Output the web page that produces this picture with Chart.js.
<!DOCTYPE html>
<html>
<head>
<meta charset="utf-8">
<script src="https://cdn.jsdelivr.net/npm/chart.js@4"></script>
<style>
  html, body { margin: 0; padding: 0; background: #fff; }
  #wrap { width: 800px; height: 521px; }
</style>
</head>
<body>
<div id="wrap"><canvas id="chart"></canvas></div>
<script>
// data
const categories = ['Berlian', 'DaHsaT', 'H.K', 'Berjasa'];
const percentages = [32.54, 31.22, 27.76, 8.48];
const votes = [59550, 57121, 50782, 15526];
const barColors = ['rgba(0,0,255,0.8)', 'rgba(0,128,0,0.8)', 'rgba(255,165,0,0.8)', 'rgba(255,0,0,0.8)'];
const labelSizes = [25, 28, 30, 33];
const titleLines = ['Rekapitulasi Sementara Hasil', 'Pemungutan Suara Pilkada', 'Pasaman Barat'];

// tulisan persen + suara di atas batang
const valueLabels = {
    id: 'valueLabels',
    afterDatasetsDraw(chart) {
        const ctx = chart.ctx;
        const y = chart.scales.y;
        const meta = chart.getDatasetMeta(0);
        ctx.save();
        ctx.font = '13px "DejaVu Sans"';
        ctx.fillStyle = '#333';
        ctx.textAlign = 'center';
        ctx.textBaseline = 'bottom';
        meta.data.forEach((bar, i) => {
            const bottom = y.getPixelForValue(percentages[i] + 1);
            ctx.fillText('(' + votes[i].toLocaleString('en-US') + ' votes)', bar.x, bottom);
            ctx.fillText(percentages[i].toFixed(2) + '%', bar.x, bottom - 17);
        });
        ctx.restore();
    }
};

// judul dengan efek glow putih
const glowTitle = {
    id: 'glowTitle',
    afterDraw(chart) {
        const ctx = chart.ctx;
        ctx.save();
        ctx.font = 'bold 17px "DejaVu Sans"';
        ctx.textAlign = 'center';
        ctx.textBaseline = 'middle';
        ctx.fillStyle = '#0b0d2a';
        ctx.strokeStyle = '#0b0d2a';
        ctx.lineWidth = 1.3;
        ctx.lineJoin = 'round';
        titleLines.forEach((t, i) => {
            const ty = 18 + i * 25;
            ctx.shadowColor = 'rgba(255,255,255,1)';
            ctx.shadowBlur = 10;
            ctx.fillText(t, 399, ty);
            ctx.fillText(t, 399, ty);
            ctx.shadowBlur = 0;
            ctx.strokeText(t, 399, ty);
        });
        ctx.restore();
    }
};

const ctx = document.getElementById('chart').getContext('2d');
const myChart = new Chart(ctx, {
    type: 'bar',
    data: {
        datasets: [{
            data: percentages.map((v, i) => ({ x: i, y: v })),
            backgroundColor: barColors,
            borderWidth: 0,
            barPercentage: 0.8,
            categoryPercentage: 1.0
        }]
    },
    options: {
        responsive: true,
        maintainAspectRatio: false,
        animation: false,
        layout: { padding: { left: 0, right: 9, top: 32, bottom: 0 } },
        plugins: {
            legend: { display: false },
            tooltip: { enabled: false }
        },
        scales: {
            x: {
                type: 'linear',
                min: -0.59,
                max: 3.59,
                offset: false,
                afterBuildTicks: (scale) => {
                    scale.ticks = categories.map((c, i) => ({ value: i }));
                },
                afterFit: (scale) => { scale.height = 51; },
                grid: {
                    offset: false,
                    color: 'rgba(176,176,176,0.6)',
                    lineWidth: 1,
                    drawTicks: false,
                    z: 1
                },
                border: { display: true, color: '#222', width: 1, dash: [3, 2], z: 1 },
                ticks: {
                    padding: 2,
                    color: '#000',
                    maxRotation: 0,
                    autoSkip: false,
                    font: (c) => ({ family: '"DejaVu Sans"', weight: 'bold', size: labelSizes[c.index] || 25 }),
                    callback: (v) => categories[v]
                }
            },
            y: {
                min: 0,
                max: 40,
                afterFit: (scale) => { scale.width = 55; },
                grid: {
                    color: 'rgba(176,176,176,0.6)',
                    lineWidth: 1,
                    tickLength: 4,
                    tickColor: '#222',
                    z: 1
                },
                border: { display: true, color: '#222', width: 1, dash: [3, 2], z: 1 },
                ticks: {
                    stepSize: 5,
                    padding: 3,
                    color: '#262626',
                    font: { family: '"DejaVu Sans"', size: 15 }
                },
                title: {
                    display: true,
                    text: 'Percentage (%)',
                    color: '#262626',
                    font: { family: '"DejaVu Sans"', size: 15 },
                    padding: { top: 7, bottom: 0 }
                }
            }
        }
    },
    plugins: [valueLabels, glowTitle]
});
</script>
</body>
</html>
* * * * * * *
Exercise prompt: Return nothing but the lines from the first line of the listing through the line with "const titleLines = ['Rekapitulasi", please, keeping every one of them unchanged.

Task solution:
Output the web page that produces this picture with Chart.js.
<!DOCTYPE html>
<html>
<head>
<meta charset="utf-8">
<script src="https://cdn.jsdelivr.net/npm/chart.js@4"></script>
<style>
  html, body { margin: 0; padding: 0; background: #fff; }
  #wrap { width: 800px; height: 521px; }
</style>
</head>
<body>
<div id="wrap"><canvas id="chart"></canvas></div>
<script>
// data
const categories = ['Berlian', 'DaHsaT', 'H.K', 'Berjasa'];
const percentages = [32.54, 31.22, 27.76, 8.48];
const votes = [59550, 57121, 50782, 15526];
const barColors = ['rgba(0,0,255,0.8)', 'rgba(0,128,0,0.8)', 'rgba(255,165,0,0.8)', 'rgba(255,0,0,0.8)'];
const labelSizes = [25, 28, 30, 33];
const titleLines = ['Rekapitulasi Sementara Hasil', 'Pemungutan Suara Pilkada', 'Pasaman Barat'];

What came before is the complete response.